Only basic I/O operations are currently available in GPU code, so iostream can’t be used. These will need to be ported to use printf.

  % cat test.cpp
#include <algorithm>
#include <iostream>
#include <vector>
#include <execution>
#include <cstdio>

struct A
{
  template <typename T>
  void operator()(T& x)
  {
    x++;
    printf("%s\n",__PRETTY_FUNCTION__);
  }
};

int main()
{
  std::vector<int> v = {5,100,3,6,6,109,64,234,656,25,7,44,6,232,2};
  const auto pol = std::execution::par_unseq;
  std::for_each(pol, v.begin(), v.end(), A{});
  std::cout << v[0] << '\n'; // 6
  return 0;
}

% nvc++ -fast -stdpar test.cpp ; a.out
void A::operator()(T &) [with T = int]
void A::operator()(T &) [with T = int]
void A::operator()(T &) [with T = int]
void A::operator()(T &) [with T = int]
void A::operator()(T &) [with T = int]
void A::operator()(T &) [with T = int]
void A::operator()(T &) [with T = int]
void A::operator()(T &) [with T = int]
void A::operator()(T &) [with T = int]
void A::operator()(T &) [with T = int]
void A::operator()(T &) [with T = int]
void A::operator()(T &) [with T = int]
void A::operator()(T &) [with T = int]
void A::operator()(T &) [with T = int]
void A::operator()(T &) [with T = int]
6

Thanks Mat.

I’m afraid I wasn’t very clear with my question. Ideally I’m hoping to leave the code segments which don’t run on GPU in place. Is there any option to use say preprocessor directives to control which parts of a routine should be compiled for the GPU?

Regards,
Paul

Yes, though I was hoping you wouldn’t ask ;-). The example I originally wrote for you used it, but it triggered a compiler bug when used inside the offloaded operator. So after the bug is fixed (for tracking it’s filed under TPR#30946), you can do something like the following example.

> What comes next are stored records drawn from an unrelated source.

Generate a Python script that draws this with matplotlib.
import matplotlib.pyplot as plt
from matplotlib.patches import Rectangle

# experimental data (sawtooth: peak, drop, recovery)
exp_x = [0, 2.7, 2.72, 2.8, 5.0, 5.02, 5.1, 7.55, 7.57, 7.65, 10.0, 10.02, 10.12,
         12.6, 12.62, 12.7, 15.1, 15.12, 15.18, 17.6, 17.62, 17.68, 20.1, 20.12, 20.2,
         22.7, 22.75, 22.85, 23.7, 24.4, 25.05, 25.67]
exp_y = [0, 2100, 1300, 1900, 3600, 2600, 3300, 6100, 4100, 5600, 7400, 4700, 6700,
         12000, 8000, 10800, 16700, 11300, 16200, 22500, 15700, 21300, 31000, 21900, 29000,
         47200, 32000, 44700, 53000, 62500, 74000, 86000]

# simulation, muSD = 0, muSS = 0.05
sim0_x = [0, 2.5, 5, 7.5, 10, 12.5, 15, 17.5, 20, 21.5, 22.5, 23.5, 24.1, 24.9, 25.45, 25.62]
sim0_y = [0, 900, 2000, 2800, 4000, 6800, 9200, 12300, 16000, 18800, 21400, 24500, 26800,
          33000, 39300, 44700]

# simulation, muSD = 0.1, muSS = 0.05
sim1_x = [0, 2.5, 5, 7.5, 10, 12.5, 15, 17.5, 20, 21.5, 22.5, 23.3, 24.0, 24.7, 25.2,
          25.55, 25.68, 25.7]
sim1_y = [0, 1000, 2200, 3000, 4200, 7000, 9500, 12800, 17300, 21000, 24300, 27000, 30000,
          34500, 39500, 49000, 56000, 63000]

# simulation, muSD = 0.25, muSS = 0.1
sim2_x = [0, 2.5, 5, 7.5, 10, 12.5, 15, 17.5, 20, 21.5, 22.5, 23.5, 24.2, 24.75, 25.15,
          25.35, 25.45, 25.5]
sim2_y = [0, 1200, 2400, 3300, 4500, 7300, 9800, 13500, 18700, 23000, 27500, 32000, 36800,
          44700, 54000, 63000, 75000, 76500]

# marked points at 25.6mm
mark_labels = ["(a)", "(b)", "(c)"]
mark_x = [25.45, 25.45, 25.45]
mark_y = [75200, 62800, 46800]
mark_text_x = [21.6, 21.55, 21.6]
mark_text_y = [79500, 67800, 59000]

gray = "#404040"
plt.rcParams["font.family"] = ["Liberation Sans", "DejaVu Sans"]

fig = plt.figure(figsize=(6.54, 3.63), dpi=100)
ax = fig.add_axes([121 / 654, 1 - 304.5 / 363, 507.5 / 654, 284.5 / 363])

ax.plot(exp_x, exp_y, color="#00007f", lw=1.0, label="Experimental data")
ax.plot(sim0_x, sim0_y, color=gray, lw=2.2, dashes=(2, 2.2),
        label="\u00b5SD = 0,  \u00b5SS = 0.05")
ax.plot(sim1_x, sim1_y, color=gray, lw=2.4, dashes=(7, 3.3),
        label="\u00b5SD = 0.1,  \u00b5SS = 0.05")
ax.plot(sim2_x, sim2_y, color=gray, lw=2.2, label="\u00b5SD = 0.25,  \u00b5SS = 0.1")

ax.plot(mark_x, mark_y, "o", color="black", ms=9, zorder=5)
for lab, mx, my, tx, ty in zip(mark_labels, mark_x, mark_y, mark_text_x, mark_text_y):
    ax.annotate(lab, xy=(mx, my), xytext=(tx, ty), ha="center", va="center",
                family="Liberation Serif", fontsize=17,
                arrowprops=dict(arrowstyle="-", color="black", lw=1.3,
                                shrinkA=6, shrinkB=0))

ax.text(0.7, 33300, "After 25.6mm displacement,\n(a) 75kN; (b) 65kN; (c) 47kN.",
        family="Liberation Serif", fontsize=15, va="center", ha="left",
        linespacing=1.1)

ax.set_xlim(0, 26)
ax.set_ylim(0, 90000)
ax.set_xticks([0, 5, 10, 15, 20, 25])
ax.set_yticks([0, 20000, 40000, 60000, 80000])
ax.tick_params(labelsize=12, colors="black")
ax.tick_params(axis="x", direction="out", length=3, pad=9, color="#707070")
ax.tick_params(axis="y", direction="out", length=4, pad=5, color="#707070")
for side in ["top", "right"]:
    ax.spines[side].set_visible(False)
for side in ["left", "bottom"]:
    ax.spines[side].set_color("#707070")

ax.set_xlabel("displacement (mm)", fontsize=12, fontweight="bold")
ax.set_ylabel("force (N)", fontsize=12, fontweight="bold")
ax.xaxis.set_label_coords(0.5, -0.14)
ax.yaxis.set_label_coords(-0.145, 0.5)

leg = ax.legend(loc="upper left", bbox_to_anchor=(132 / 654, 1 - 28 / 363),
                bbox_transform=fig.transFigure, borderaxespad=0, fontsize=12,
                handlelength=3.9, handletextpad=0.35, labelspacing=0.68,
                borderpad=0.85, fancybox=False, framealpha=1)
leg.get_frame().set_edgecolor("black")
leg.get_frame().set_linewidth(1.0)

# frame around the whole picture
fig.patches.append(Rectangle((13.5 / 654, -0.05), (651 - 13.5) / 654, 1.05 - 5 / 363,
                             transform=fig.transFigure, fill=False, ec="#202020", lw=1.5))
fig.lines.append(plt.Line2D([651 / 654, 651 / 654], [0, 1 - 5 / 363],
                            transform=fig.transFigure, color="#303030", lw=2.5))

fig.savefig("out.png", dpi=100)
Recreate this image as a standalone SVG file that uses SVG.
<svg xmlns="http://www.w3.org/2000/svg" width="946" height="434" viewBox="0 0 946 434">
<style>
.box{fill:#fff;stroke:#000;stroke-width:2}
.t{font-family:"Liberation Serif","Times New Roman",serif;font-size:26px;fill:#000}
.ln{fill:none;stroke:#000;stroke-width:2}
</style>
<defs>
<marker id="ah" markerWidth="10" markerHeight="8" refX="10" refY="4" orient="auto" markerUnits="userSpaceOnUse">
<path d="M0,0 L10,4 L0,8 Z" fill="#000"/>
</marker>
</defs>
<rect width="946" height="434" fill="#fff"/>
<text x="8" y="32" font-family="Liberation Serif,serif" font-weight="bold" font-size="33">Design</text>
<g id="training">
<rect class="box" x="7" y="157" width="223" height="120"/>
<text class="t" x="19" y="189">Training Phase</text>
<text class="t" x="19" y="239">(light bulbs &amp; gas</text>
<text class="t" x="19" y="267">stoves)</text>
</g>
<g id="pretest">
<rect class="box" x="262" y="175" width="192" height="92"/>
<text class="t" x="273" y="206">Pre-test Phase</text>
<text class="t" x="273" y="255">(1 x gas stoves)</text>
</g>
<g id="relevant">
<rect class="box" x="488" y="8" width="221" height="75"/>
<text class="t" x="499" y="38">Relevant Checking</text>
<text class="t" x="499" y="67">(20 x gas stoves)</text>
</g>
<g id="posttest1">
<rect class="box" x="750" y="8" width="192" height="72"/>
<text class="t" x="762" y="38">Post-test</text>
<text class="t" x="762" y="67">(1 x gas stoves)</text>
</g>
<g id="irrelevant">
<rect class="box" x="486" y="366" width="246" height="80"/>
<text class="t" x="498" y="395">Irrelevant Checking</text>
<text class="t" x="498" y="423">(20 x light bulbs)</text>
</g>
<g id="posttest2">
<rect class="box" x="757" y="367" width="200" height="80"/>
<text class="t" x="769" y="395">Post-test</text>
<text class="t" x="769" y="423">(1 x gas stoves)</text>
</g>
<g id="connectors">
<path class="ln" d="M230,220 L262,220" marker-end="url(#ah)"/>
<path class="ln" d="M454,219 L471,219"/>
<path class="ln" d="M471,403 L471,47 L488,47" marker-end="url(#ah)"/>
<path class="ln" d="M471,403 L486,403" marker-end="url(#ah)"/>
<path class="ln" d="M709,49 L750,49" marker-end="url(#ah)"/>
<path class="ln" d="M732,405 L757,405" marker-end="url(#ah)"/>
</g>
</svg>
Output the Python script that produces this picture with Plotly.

“if target” is our replacement for CUDA’s “CUDA_ARCH” macro which can’t be used with nvc++ since it’s a single pass compiler. nvcc takes two passes and splits the code into separate device and host versions while nvc++ generates the device and host version in the back-end. Full details can be seen in Bryce’s April 2021 GTC talk starting around the 15min mark: Inside NVC++ and NVFORTRAN - Bryce Adelstein Lelbach - GTC 2021 - YouTube

#include <algorithm>
#include <iostream>
#include <vector>
#include <execution>
#include <nv/target>
#include <cstdio>
struct A
{
template <typename T>
void operator()(T& x)
{
x++;
if target(nv::target::is_device) {
printf("%s\n",__PRETTY_FUNCTION__);
} else {
std::cout << __PRETTY_FUNCTION__ << '\n';
}
}
};
int main()
{
std::vector<int> v = {5,100,3,6,6,109,64,234,656,25,7,44,6,232,2};
const auto pol = std::execution::par_unseq;
std::for_each(pol, v.begin(), v.end(), A{});
std::cout << v[0] << '\n'; // 6
return 0;
}
1 Like

Haha - many thanks Mat, I missed that talk from Bryce. I’d suspected this was the general direction of travel, but it’s great to see it laid out so clearly - and to learn of “if target”. Really impressive.